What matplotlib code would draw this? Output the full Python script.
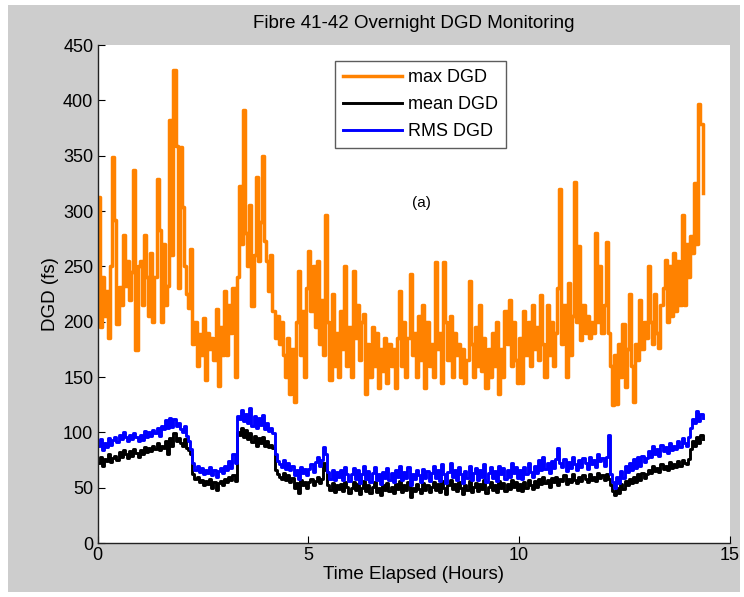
import numpy as np
import matplotlib
matplotlib.use("Agg")
import matplotlib.pyplot as plt
from matplotlib.patches import Rectangle

# samples every 3 minutes (0.05 h)
sample_step = 0.05

max_dgd = [
    313, 195, 240, 205, 228, 185, 250, 349, 292, 198, 231, 215, 278, 232, 255, 220, 245, 337, 174, 250,
    255, 215, 278, 240, 205, 262, 200, 240, 329, 283, 200, 270, 215, 232, 382, 260, 427, 359, 230, 358,
    304, 250, 225, 212, 266, 180, 200, 160, 189, 170, 203, 147, 190, 175, 185, 165, 211, 142, 195, 170,
    228, 170, 215, 190, 230, 150, 240, 323, 270, 391, 280, 250, 305, 214, 260, 331, 255, 290, 350, 273,
    255, 228, 260, 210, 185, 205, 180, 200, 170, 150, 185, 135, 175, 127, 200, 246, 170, 210, 150, 230,
    264, 210, 250, 195, 255, 180, 220, 170, 296, 200, 147, 225, 160, 190, 150, 210, 175, 250, 160, 195,
    150, 246, 185, 215, 165, 200, 207, 135, 180, 150, 195, 160, 190, 140, 175, 155, 185, 145, 180, 160,
    175, 140, 185, 228, 160, 200, 150, 185, 243, 170, 190, 150, 205, 165, 215, 140, 200, 160, 180, 150,
    254, 175, 190, 145, 254, 200, 165, 205, 150, 190, 170, 180, 150, 175, 145, 165, 237, 180, 150, 195,
    160, 215, 155, 185, 140, 175, 150, 190, 160, 200, 135, 175, 150, 210, 180, 220, 160, 200, 165, 145,
    185, 145, 210, 170, 200, 160, 215, 175, 195, 165, 224, 180, 150, 215, 170, 200, 160, 190, 230, 320,
    180, 215, 150, 235, 170, 205, 326, 200, 268, 183, 215, 190, 205, 185, 200, 190, 280, 200, 250, 190,
    215, 272, 190, 160, 125, 170, 126, 180, 150, 198, 141, 175, 225, 160, 127, 180, 165, 220, 175, 200,
    185, 250, 200, 180, 225, 190, 176, 215, 230, 256, 200, 250, 205, 262, 210, 255, 215, 296, 215, 270,
    240, 277, 262, 325, 270, 397, 379, 316,
]

mean_dgd = [
    72, 78, 70, 76, 74, 80, 73, 77, 79, 75, 82, 78, 84, 80, 77, 83, 79, 85, 81, 78,
    84, 80, 87, 82, 86, 83, 88, 85, 90, 84, 88, 86, 92, 80, 95, 88, 99, 92, 95, 90,
    88, 94, 86, 84, 80, 62, 58, 60, 55, 57, 52, 56, 53, 58, 50, 55, 48, 54, 56, 52,
    58, 55, 60, 57, 61, 56, 100, 98, 104, 96, 102, 94, 99, 91, 97, 88, 95, 90, 96, 88,
    92, 87, 89, 86, 66, 62, 60, 58, 63, 57, 61, 55, 59, 50, 54, 45, 57, 52, 55, 50,
    55, 58, 52, 56, 60, 54, 58, 72, 66, 52, 48, 54, 46, 52, 49, 53, 47, 55, 51, 45,
    50, 55, 48, 53, 44, 50, 56, 47, 52, 45, 51, 55, 46, 50, 43, 52, 48, 54, 47, 51,
    45, 53, 49, 56, 46, 52, 48, 55, 42, 50, 47, 53, 49, 45, 54, 48, 52, 46, 51, 55,
    48, 53, 46, 56, 50, 44, 52, 57, 49, 53, 47, 55, 50, 44, 52, 48, 56, 46, 51, 54,
    47, 53, 49, 57, 45, 51, 55, 48, 52, 46, 56, 50, 54, 47, 53, 49, 57, 51, 55, 48,
    53, 47, 55, 50, 57, 52, 49, 56, 51, 58, 53, 60, 54, 57, 51, 59, 55, 60, 52, 58,
    56, 61, 53, 58, 55, 62, 57, 54, 60, 56, 61, 58, 55, 62, 57, 60, 56, 63, 59, 61,
    57, 62, 58, 52, 47, 43, 50, 45, 53, 49, 56, 52, 58, 54, 60, 55, 62, 57, 63, 59,
    62, 66, 63, 70, 65, 68, 64, 71, 67, 70, 66, 73, 68, 71, 69, 74, 70, 75, 72, 71,
    76, 85, 92, 88, 96, 90, 98, 94,
]

rms_dgd = [
    88, 94, 84, 90, 87, 95, 89, 93, 96, 91, 98, 94, 100, 96, 92, 98, 94, 99, 96, 92,
    98, 93, 101, 96, 100, 97, 102, 99, 104, 97, 106, 103, 111, 104, 113, 105, 112, 106, 108, 103,
    100, 106, 97, 92, 85, 72, 66, 70, 64, 68, 62, 66, 63, 69, 61, 66, 60, 65, 68, 63,
    70, 66, 74, 68, 80, 72, 115, 112, 120, 110, 117, 108, 122, 106, 115, 104, 113, 107, 116, 103,
    108, 101, 104, 99, 80, 74, 71, 69, 75, 67, 72, 66, 70, 61, 66, 58, 69, 63, 67, 61,
    67, 71, 64, 73, 78, 70, 75, 87, 80, 64, 58, 66, 57, 64, 60, 66, 57, 69, 62, 56,
    62, 68, 58, 66, 54, 62, 70, 58, 65, 55, 63, 69, 57, 62, 53, 64, 59, 68, 57, 63,
    55, 66, 60, 70, 57, 64, 59, 69, 52, 62, 58, 66, 61, 55, 67, 59, 65, 56, 63, 70,
    59, 66, 56, 71, 62, 54, 64, 72, 60, 66, 57, 69, 62, 54, 65, 59, 70, 57, 63, 68,
    57, 66, 60, 71, 55, 63, 69, 59, 65, 56, 70, 62, 68, 58, 66, 60, 72, 63, 69, 59,
    66, 58, 69, 62, 72, 64, 60, 70, 63, 75, 66, 78, 67, 72, 63, 74, 68, 76, 86, 72,
    69, 76, 65, 73, 68, 78, 71, 66, 75, 69, 77, 72, 67, 78, 71, 75, 69, 80, 74, 77,
    70, 78, 98, 62, 55, 50, 60, 54, 65, 59, 70, 64, 72, 66, 76, 68, 78, 70, 79, 73,
    77, 83, 78, 88, 80, 85, 79, 89, 83, 87, 81, 90, 84, 88, 85, 92, 87, 95, 90, 88,
    96, 104, 112, 108, 119, 110, 117, 113,
]

x_ticks = [0, 5, 10, 15]
y_ticks = [0, 50, 100, 150, 200, 250, 300, 350, 400, 450]

hours = np.arange(len(max_dgd)) * sample_step

plt.rcParams['font.family'] = ['Liberation Sans', 'DejaVu Sans']

fig = plt.figure(figsize=(7.44, 5.97), dpi=100, facecolor='white')
# grey MATLAB-style figure panel
fig.patches.append(Rectangle((8 / 744, 5 / 597), 732 / 744, 587 / 597,
                             transform=fig.transFigure, facecolor='#cdcdcd',
                             edgecolor='none', zorder=-10))

ax = fig.add_axes([97.5 / 744, 1 - 543 / 597, (730 - 97.5) / 744, (543 - 45) / 597])
ax.set_facecolor('white')

ax.plot(hours, max_dgd, color='#ff8200', lw=2.5, drawstyle='steps-post', label='max DGD')
ax.plot(hours, mean_dgd, color='black', lw=2.1, drawstyle='steps-post', label='mean DGD')
ax.plot(hours, rms_dgd, color='#0000ff', lw=2.1, drawstyle='steps-post', label='RMS DGD')

ax.set_xlim(0, 15)
ax.set_ylim(0, 450)
ax.set_xticks(x_ticks)
ax.set_yticks(y_ticks)
ax.tick_params(direction='in', length=5, width=0.8, labelsize=13, pad=3)
for side in ['top', 'right']:
    ax.spines[side].set_visible(False)
for side in ['left', 'bottom']:
    ax.spines[side].set_linewidth(1.0)
    ax.spines[side].set_color('#222222')

ax.set_title('Fibre 41-42 Overnight DGD Monitoring', fontsize=13.5, pad=12)
ax.set_xlabel('Time Elapsed (Hours)', fontsize=13.5, labelpad=1)
ax.set_ylabel('DGD (fs)', fontsize=13.5, labelpad=3)

ax.text(7.69, 307, '(a)', fontsize=11, ha='center', va='center')

leg = ax.legend(loc='upper left', bbox_to_anchor=(0.375, 0.968), frameon=True,
                fancybox=False, shadow=False, handlelength=3.3, handletextpad=0.3,
                borderpad=0.45, labelspacing=0.55, borderaxespad=0,
                prop={'size': 13})
leg.get_frame().set_edgecolor('#333333')
leg.get_frame().set_linewidth(1.0)

fig.savefig('out.png', dpi=100, facecolor=fig.get_facecolor())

AIM:
Only lines belong in the copy: transcribe those from the start of the data through the line that contains "sample_step = 0.05", and skip the pictures.

ANSWER TO THIS PROBLEM:
What matplotlib code would draw this? Output the full Python script.
import numpy as np
import matplotlib
matplotlib.use("Agg")
import matplotlib.pyplot as plt
from matplotlib.patches import Rectangle

# samples every 3 minutes (0.05 h)
sample_step = 0.05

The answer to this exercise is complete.